Apathy fosters the bullies. It teaches them that they can victimize others without real consequence. THEY are not shamed, punished, or cast out. They do not endure the humiliation of having no one to stand by them. Quite the opposite. They gain respect from their peers, social standing from having a tough reputation, and increased attention from teachers and others through the intervention process. They get to keep their standing as sports heroes, as popular kids, or as "normal." Victims creep down backstreets in fear, abandoned to their fates, while the bullies are accepted into society.
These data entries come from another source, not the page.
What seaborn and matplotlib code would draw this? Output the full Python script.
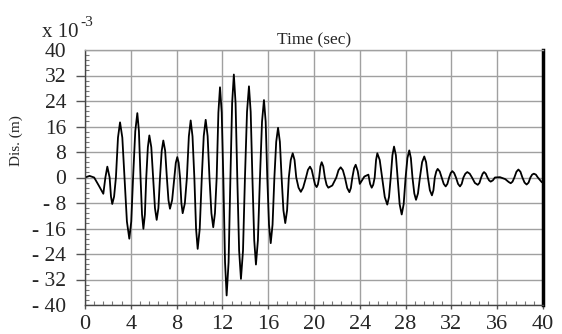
import matplotlib
matplotlib.use("Agg")
import matplotlib.pyplot as plt
import seaborn as sns
import numpy as np
import pandas as pd
from matplotlib.ticker import MultipleLocator, FixedLocator, FixedFormatter

# ---- data (time in s, displacement in 1e-3 m) ----
time_s = [0.0, 0.4, 0.8, 1.2, 1.6, 1.78, 1.95, 2.15, 2.27, 2.38, 2.54, 2.7,
          2.88, 3.06, 3.26, 3.45, 3.66, 3.87, 4.04, 4.2, 4.39, 4.57, 4.71, 4.85,
          4.98, 5.1, 5.23, 5.35, 5.49, 5.62, 5.79, 5.95, 6.11, 6.26, 6.41, 6.55,
          6.7, 6.84, 7.0, 7.15, 7.29, 7.42, 7.61, 7.8, 7.93, 8.06, 8.18, 8.3,
          8.42, 8.53, 8.72, 8.9, 9.07, 9.23, 9.39, 9.55, 9.7, 9.84, 10.02, 10.2,
          10.37, 10.54, 10.71, 10.87, 11.04, 11.2, 11.35, 11.5, 11.65, 11.79, 11.94, 12.08,
          12.23, 12.37, 12.54, 12.7, 12.85, 13.0, 13.15, 13.3, 13.46, 13.62, 13.8, 13.97,
          14.15, 14.32, 14.47, 14.62, 14.78, 14.93, 15.1, 15.28, 15.46, 15.63, 15.78, 15.92,
          16.07, 16.22, 16.38, 16.54, 16.7, 16.86, 17.02, 17.17, 17.33, 17.49, 17.65, 17.8,
          17.97, 18.14, 18.3, 18.45, 18.65, 18.85, 19.05, 19.3, 19.47, 19.65, 19.8, 19.95,
          20.09, 20.23, 20.34, 20.45, 20.56, 20.67, 20.81, 20.95, 21.1, 21.25, 21.6, 21.95,
          22.14, 22.33, 22.52, 22.7, 22.9, 23.09, 23.22, 23.35, 23.5, 23.64, 23.82, 24.0,
          24.4, 24.75, 24.9, 25.04, 25.17, 25.3, 25.42, 25.53, 25.74, 25.95,
          26.18, 26.4, 26.55, 26.7, 26.85, 26.99, 27.15, 27.3, 27.48, 27.66, 27.83, 28.0,
          28.16, 28.32, 28.46, 28.6, 28.76, 28.91, 29.08, 29.25, 29.44, 29.63, 29.79, 29.95,
          30.12, 30.3, 30.43, 30.55, 30.68, 30.8, 30.98, 31.15, 31.33, 31.5, 31.65, 31.8,
          31.94, 32.08, 32.24, 32.4, 32.58, 32.75, 32.9, 33.05, 33.22, 33.39, 33.6, 33.8,
          34.05, 34.3, 34.45, 34.6, 34.73, 34.85, 35.0, 35.15, 35.29, 35.43, 35.62, 35.8,
          36.24, 36.7, 37.0, 37.18, 37.34, 37.5, 37.68, 37.85, 38.03, 38.2, 38.39, 38.57,
          38.74, 38.9, 39.05, 39.2, 39.38, 39.55, 39.9, 40.0]
disp_e3 = [0.0, 0.5, 0.0, -2.5, -5.1, 0.0, 3.4, 0.0, -6.0, -8.3, -6.0, 0.0,
           12.5, 17.3, 12.5, 0.0, -13.8, -19.2, -13.8, 0.0, 14.5, 20.2, 14.5, 0.0,
           -11.6, -16.1, -11.6, 0.0, 9.5, 13.2, 9.5, 0.0, -9.6, -13.3, -9.6, 0.0,
           8.4, 11.6, 8.4, 0.0, -7.1, -9.8, -7.1, 0.0, 4.6, 6.4, 4.6, 0.0,
           -8.1, -11.2, -8.1, 0.0, 12.9, 17.9, 12.9, 0.0, -16.1, -22.4, -16.1, 0.0,
           13.0, 18.1, 13.0, 0.0, -11.2, -15.6, -11.2, 0.0, 20.4, 28.3, 20.4, 0.0,
           -26.6, -37.0, -26.6, 0.0, 23.3, 32.3, 23.3, 0.0, -22.9, -31.8, -22.9, 0.0,
           20.6, 28.6, 20.6, 0.0, -19.7, -27.3, -19.7, 0.0, 17.5, 24.3, 17.5, 0.0,
           -14.8, -20.6, -14.8, 0.0, 11.2, 15.6, 11.2, 0.0, -10.3, -14.3, -10.3, 0.0,
           5.5, 7.6, 5.5, 0.0, -3.2, -4.5, -3.2, 0.0, 2.4, 3.4, 2.4, 0.0,
           -2.2, -3.0, -2.2, 0.0, 3.5, 4.8, 3.5, 0.0, -2.3, -3.2, -2.5, 0.0,
           2.3, 3.2, 2.3, 0.0, -3.3, -4.6, -3.3, 0.0, 2.9, 4.0, 2.0, -2.0,
           0.3, 0.9, -2.0, -3.2, -2.3, 0.0, 5.5, 7.6, 5.5, 0.0,
           -6.1, -8.5, -6.1, 0.0, 7.0, 9.7, 7.0, 0.0, -8.4, -11.6, -8.4, 0.0,
           6.1, 8.5, 6.1, 0.0, -5.0, -7.0, -5.0, 0.0, 4.8, 6.6, 4.8, 0.0,
           -4.0, -5.6, -4.0, 0.0, 1.9, 2.7, 1.9, 0.0, -2.0, -2.8, -2.0, 0.0,
           1.4, 2.0, 1.4, 0.0, -2.0, -2.8, -2.0, 0.0, 1.2, 1.7, 1.2, 0.0,
           -1.7, -2.3, -1.7, 0.0, 1.2, 1.7, 1.2, 0.0, -0.9, -1.3, -0.9, 0.0,
           0.1, -0.5, -1.4, -1.8, -1.3, 0.0, 1.8, 2.5, 1.8, 0.0, -1.6, -2.2,
           -1.6, 0.0, 0.9, 1.2, 0.9, 0.0, -1.5, -1.5]

x_ticks = [0, 4, 8, 12, 16, 20, 24, 28, 32, 36, 40]
x_tick_labels = ["0", "4", "8", "12", "16", "20", "24", "28", "32", "36", "40"]
y_ticks = [-40, -32, -24, -16, -8, 0, 8, 16, 24, 32, 40]
y_tick_labels = ["- 40", "- 32", "- 24", "- 16", "- 8", "0", "8", "16", "24", "32", "40"]

df = pd.DataFrame({"t": time_s, "d": disp_e3})

sns.set_theme(style="white")
plt.rcParams["font.family"] = ["Liberation Serif", "DejaVu Serif"]

fig = plt.figure(figsize=(5.62, 3.34), dpi=100)
ax = fig.add_axes([85/562, 1-305/334, 458/562, 255/334])

sns.lineplot(data=df, x="t", y="d", ax=ax, color="black", linewidth=1.3,
             estimator=None, sort=False)

ax.set_xlim(0, 40)
ax.set_ylim(-40, 40)

ax.xaxis.set_major_locator(FixedLocator(x_ticks))
ax.xaxis.set_major_formatter(FixedFormatter(x_tick_labels))
ax.yaxis.set_major_locator(FixedLocator(y_ticks))
ax.yaxis.set_major_formatter(FixedFormatter(y_tick_labels))
ax.xaxis.set_minor_locator(MultipleLocator(0.8))
ax.yaxis.set_minor_locator(MultipleLocator(1.6))

ax.grid(True, which="major", color="#a0a0a0", linewidth=1.0)
ax.set_axisbelow(True)

ax.tick_params(axis="x", which="major", direction="out", length=3, width=1,
               color="#555555", pad=4, labelsize=16, bottom=True)
ax.tick_params(axis="y", which="major", direction="out", length=6.5, width=1,
               color="#555555", pad=7, labelsize=15.5, left=True)
ax.tick_params(which="minor", direction="in", length=2.6, width=0.8,
               color="#777777", bottom=True, left=True)
for t in (ax.yaxis.get_major_ticks()[0], ax.yaxis.get_major_ticks()[-1]):
    t.tick1line.set_visible(False)

for s in ("left", "bottom"):
    ax.spines[s].set_color("#444444")
    ax.spines[s].set_linewidth(1.0)
ax.spines["top"].set_color("#a0a0a0")
ax.spines["top"].set_linewidth(1.0)
ax.spines["right"].set_color("black")
ax.spines["right"].set_linewidth(2.5)

ax.set_xlabel("")
ax.set_ylabel("Dis. (m)", fontsize=11)
ax.yaxis.set_label_coords(-0.135, 0.643)
ax.set_title("Time (sec)", fontsize=12.5, pad=4)

fig.text(42/562, 1-37/334, "x 10", fontsize=15, va="baseline", ha="left")
fig.text(80/562, 1-26/334, "-3", fontsize=11, va="baseline", ha="left")

fig.savefig("out.png", dpi=100)
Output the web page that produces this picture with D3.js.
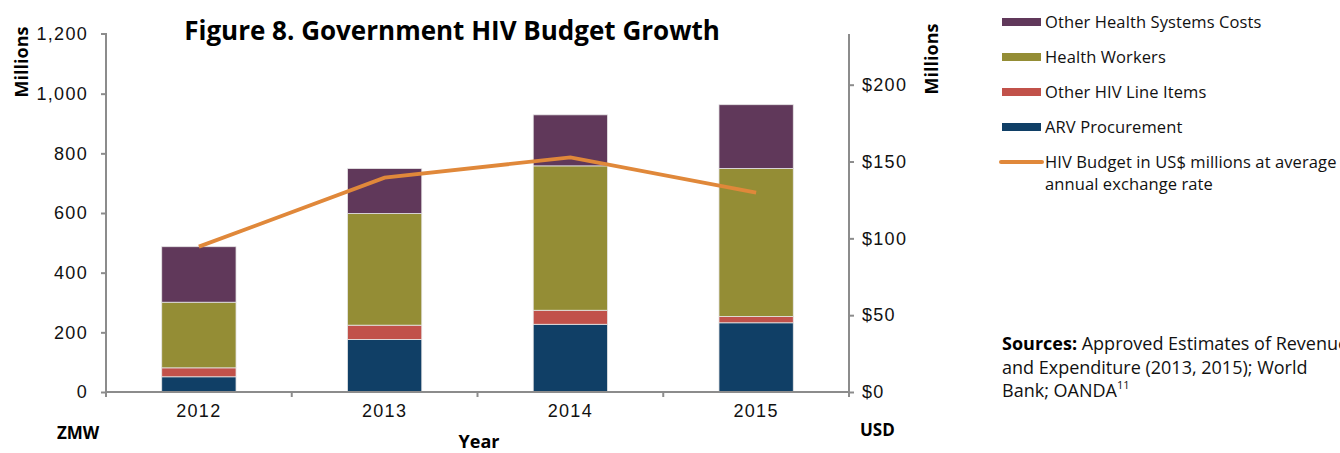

No wonder then that many victims cannot wait for the final day of high school, when parole has finally come through. They cannot wait to flee to a new home, away from the bullies, their collaborators, and their enablers. Away from the community that rejected them for people who thrive on humiliation. The victims leave, never to return. The bullies remain. Such has been the case for at least 40 years, based on the comments these articles have received and on my own experiences.
So ask yourself this:
If for 40 years — nearly three generations — the Harbour Grace/Carbonear area has driven out the victims while sustaining the bullies, what then is the foundation of your towns? Are you a society which simply accepts bullying? Or are you really a community of bullies?
Bullying is not just for teachers and principals and school councils to solve because it is not restricted to schools. It is a communal problem which requires a community solution. As long as bullies are tolerated by your society, and the victims alienated, you will not live in a just and fair society. You will inhabit a community of bullies.
— Jeff Rose-Martland describes himself as a citizen advocate. He writes from St. John’s.